Conversion from mixed UTF8 / legacy encoding data to UTF8

September 23rd, 2012 No comments

For about 13 years now, I’m running the Muaddib IRC bot that serves a range of Czech channels. Its features varied historically, but the main one is providing conversational AI services (it learns from people talking to him and replies back based on the learnt stuff). It runs the Megahal Markov chain algorithm, using the Hailo implementation right now.

Sometimes, I need to reset its brain. Most commonly when the server happens to hit a disk full situation, something no Megahal implementation seems to be able to deal with gracefully. :-) (Hailo is SQLite-based.) Thankfully, it’s a simple sed job with all the IRC logs archived. However, Muaddib always had trouble with non-ASCII data, mixing a variety of encodings and liking to produce a gibberish result.

So, historically, people used to talk to Muaddib using ISO-8859-2 and UTF8 encodings and now I had mixed ISO-8859-2/UTF8 lines and I wanted to convert them all to UTF8. Curiously, I have not been able to quickly Google out a solution and had to hack together my own (and, well, dealing with Unicod ein Perl is never something that goes quickly). For the benefit of fellow Google wanderers, here is my take:

perl -MEncode -ple 'BEGIN { binmode STDOUT, ":utf8"; }
  $_ = decode("UTF-8", $_, sub { decode("iso-8859-2", chr(shift)) });'

It relies on the Encode::decode() ability to specify a custom conversion failure handler (and the fact that Latin2 character sequences that are also valid UTF-8 sequences are fairly rare). Note that Encode 2.35 (found in Debian squeeze) is broken and while it documents this feature, it doesn’t work. Encode 2.42_01 in Debian wheezy or latest CPAN version (use perl -MCPAN -e 'install Encode' to upgrade) works fine.

Perl and UTF8

June 24th, 2012 1 comment

I love Perl and it’s my language of choice for much of the software I write (between shell at one extreme and C at the other).
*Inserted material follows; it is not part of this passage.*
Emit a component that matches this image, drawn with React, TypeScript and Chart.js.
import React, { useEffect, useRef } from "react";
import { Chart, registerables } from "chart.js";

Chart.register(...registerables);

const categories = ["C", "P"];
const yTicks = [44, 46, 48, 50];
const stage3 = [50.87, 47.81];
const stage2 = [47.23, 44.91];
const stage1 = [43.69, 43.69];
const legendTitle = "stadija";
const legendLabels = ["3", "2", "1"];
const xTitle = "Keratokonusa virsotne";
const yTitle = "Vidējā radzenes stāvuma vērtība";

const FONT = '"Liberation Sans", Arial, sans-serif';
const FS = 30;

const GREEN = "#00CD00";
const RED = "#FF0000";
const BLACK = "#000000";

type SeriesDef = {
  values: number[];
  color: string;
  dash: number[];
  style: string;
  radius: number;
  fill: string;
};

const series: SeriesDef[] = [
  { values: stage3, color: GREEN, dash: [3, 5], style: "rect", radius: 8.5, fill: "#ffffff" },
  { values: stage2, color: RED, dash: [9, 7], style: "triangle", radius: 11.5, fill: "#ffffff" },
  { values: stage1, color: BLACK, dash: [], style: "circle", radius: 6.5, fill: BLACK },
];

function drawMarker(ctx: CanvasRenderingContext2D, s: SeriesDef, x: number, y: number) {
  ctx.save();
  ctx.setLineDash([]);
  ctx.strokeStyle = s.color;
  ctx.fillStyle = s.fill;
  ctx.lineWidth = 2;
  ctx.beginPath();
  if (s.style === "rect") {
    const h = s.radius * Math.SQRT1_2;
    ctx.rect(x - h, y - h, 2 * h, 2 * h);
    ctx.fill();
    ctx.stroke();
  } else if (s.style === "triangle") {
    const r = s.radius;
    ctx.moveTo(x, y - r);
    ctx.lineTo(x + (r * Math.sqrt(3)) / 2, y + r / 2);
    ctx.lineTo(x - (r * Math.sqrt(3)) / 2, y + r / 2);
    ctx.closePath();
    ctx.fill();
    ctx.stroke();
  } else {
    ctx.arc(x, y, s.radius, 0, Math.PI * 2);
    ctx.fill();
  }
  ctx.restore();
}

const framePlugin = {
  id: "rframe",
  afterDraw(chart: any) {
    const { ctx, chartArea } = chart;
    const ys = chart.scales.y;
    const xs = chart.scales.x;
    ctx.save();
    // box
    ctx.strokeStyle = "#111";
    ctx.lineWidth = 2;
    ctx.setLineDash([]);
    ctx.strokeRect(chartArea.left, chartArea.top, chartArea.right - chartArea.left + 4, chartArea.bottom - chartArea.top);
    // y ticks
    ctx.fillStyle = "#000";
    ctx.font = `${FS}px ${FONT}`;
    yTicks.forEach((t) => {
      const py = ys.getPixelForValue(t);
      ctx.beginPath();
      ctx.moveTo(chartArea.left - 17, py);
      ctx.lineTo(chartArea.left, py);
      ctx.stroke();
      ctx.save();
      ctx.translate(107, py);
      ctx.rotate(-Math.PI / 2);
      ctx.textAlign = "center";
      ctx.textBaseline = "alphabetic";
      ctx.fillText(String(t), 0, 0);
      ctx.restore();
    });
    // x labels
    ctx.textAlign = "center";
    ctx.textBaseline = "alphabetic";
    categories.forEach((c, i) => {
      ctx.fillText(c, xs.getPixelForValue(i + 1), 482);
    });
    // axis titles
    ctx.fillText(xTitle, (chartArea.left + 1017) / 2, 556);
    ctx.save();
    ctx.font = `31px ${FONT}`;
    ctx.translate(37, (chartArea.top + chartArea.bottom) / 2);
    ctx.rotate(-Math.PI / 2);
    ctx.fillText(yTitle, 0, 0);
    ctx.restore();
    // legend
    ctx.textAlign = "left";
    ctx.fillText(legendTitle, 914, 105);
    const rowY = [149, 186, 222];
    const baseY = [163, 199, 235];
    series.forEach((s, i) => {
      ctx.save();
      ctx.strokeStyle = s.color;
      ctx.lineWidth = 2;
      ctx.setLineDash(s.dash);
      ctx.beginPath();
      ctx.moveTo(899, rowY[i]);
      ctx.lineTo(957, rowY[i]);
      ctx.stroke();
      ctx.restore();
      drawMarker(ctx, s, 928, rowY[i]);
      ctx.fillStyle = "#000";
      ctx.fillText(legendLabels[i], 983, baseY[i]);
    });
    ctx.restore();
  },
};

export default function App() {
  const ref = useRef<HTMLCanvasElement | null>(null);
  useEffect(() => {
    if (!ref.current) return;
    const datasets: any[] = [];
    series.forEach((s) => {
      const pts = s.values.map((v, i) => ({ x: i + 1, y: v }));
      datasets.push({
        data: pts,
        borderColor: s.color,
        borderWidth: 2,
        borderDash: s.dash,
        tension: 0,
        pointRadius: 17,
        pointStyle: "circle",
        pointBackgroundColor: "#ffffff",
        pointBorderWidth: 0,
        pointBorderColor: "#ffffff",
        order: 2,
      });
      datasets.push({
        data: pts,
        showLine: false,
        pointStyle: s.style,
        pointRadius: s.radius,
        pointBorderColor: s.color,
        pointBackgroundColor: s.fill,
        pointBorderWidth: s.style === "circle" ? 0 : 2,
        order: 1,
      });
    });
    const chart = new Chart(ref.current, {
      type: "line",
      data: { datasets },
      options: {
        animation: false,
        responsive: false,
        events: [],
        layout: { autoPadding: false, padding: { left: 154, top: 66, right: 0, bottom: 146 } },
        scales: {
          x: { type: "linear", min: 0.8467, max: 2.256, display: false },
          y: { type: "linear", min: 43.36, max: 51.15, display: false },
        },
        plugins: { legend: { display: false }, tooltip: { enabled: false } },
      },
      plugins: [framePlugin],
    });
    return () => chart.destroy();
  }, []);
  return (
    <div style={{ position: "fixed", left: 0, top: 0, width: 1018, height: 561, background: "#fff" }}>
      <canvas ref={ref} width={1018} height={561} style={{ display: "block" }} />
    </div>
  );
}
However, there is one thing Perl really sucks at – Unicode and UTF8 encoding support. It is not that the features aren’t there, but that getting it to work is so tricky. It is so much tricks to remember already that I started writing them down:

It’s a wiki, anyone is welcome to contribute. :-)

Categories: linux, software Tags: , , ,

Realtime Signal Analysis in Perl

September 24th, 2011 No comments

About a month ago, we were working on the Fluffy Ball project – a computer input device that can react to fondling and punching. Thanks to a nice idea on the brmlab mailing list, we use a microphone and process the noise coming from the ball’s scratchy stuffing and an embedded jingle. The sounds from the outside are almost entirely dampened by the stuffing and for a human, the noise of fondling and punching is easily distinguishable.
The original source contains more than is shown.